Sylvain pointing out worms.
Numerous times during the tour of the farm Sylvain pointed out how friable the soil was even with their no dig approach. He also pointed out lots of worms, acting to break down organic matter and aerate the soil with their burrows. Periodically they get a truck load of shredded garden waste from the recycling centre which they dump on a growing area to a depth of about 10cm. It suppresses weeds and provides nutrients but Sylvain explained that when you plant into it you have to dig a pocket down to the level of the real soil to put seedlings in. They currently have cabbage seedlings growing in a bed created like this, carefully covered with fine net to prevent caterpillar damage.

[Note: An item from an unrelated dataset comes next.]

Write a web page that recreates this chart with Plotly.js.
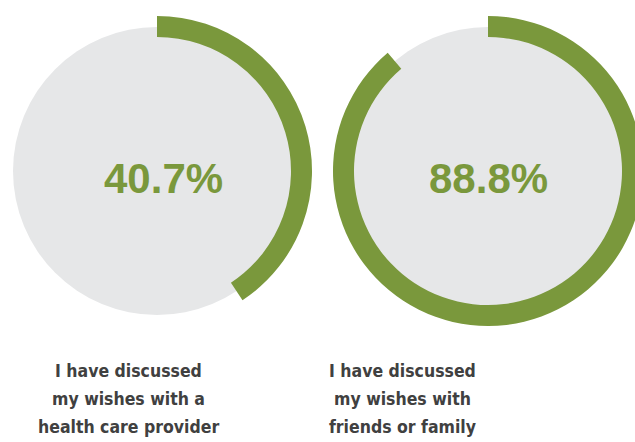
<!DOCTYPE html>
<html>
<head>
<meta charset="utf-8">
<script src="https://cdn.plot.ly/plotly-3.0.1.min.js"></script>
<style>
html,body{margin:0;padding:0;background:#fff;overflow:hidden;width:635px;height:442px;}
#chart{width:660px;height:442px;}
</style>
</head>
<body>
<div id="chart"></div>
<script>
// ---- data ----
const percentages = [40.7, 88.8];
const labelLines = [
  ["I have discussed", "my wishes with a", "health care provider"],
  ["I have discussed", "my wishes with", "friends or family"]
];
const valueText = ["40.7%", "88.8%"];

// ---- layout helpers ----
const W = 660, H = 442;
const green = "#7a983c", grey = "#e6e7e8", textGrey = "#404040";
const centers = [[157, 171], [488, 171]];
const greyR = 144, outerR = 155, innerR = 134;
const pctPos = [[163, 178], [488, 178]];
const labelX = [128, 402];
const lineTops = [359, 387, 415];

function dom(cx, cy, r) {
  return {x: [(cx - r) / W, (cx + r) / W], y: [(H - cy - r) / H, (H - cy + r) / H]};
}

const traces = [];
const annotations = [];
percentages.forEach((p, i) => {
  const [cx, cy] = centers[i];
  traces.push({
    type: "pie", values: [1], labels: ["bg" + i], domain: dom(cx, cy, greyR),
    marker: {colors: [grey], line: {width: 0}}, textinfo: "none", hoverinfo: "skip",
    sort: false, showlegend: false
  });
  traces.push({
    type: "pie", values: [p, 100 - p], labels: ["yes" + i, "rest" + i],
    domain: dom(cx, cy, outerR), hole: innerR / outerR,
    marker: {colors: [green, "rgba(0,0,0,0)"], line: {width: 0}},
    textinfo: "none", hoverinfo: "skip", sort: false, direction: "clockwise",
    rotation: 0, showlegend: false
  });
  annotations.push({
    xref: "paper", yref: "paper", x: pctPos[i][0] / W, y: (H - pctPos[i][1]) / H,
    xanchor: "center", yanchor: "middle", showarrow: false, text: valueText[i],
    font: {family: "Liberation Sans, Arial, sans-serif", size: 42, color: green, weight: "bold"}
  });
  labelLines[i].forEach((line, j) => {
    annotations.push({
      xref: "paper", yref: "paper", x: labelX[i] / W, y: (H - lineTops[j]) / H,
      xanchor: "center", yanchor: "top", showarrow: false, text: line,
      font: {family: "DejaVu Sans Condensed, DejaVu Sans, sans-serif", size: 17.5, color: textGrey, weight: "bold", stretch: "condensed"}
    });
  });
});

Plotly.newPlot("chart", traces, {
  width: W, height: H, margin: {l: 0, r: 0, t: 0, b: 0},
  paper_bgcolor: "#fff", plot_bgcolor: "#fff", showlegend: false,
  annotations: annotations
}, {displayModeBar: false, staticPlot: true});
</script>
</body>
</html>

Tony (right), who runs the apple orchard, talking to Gérard and Alain.
Sylvain explaining the permaculture techniques used in the greenhouse.
The beady eyed amongst you will have noticed that Sylvain and everyone on the farm tour is holding a glass of rosé. But no plastic disposables here. Sylvain, who runs the market garden, is using an old mustard jar (very traditional) and others have acrylic picnic glasses.
The farm is Les Jardins Vergers de la Petite Rabaudière, just outside of Preuilly. From Preuilly sur Claise take the route de Loches and turn right at the intersection of the D41 and the D50 onto the small road with an apple orchard on the left. The farm entrance is about 500 metres on the right. Every Tuesday evening from 5 - 7 pm there is an on farm market. They also come to the market in Preuilly (veggies on Thursdays and apples on Saturday) and supply the Maison des Producteurs in Loches (near SuperU). If you prefer a veg box they have collection points in Cormery, Monts, Ballan-Miré, Civray, Nitray and Chambray-lès-Tours.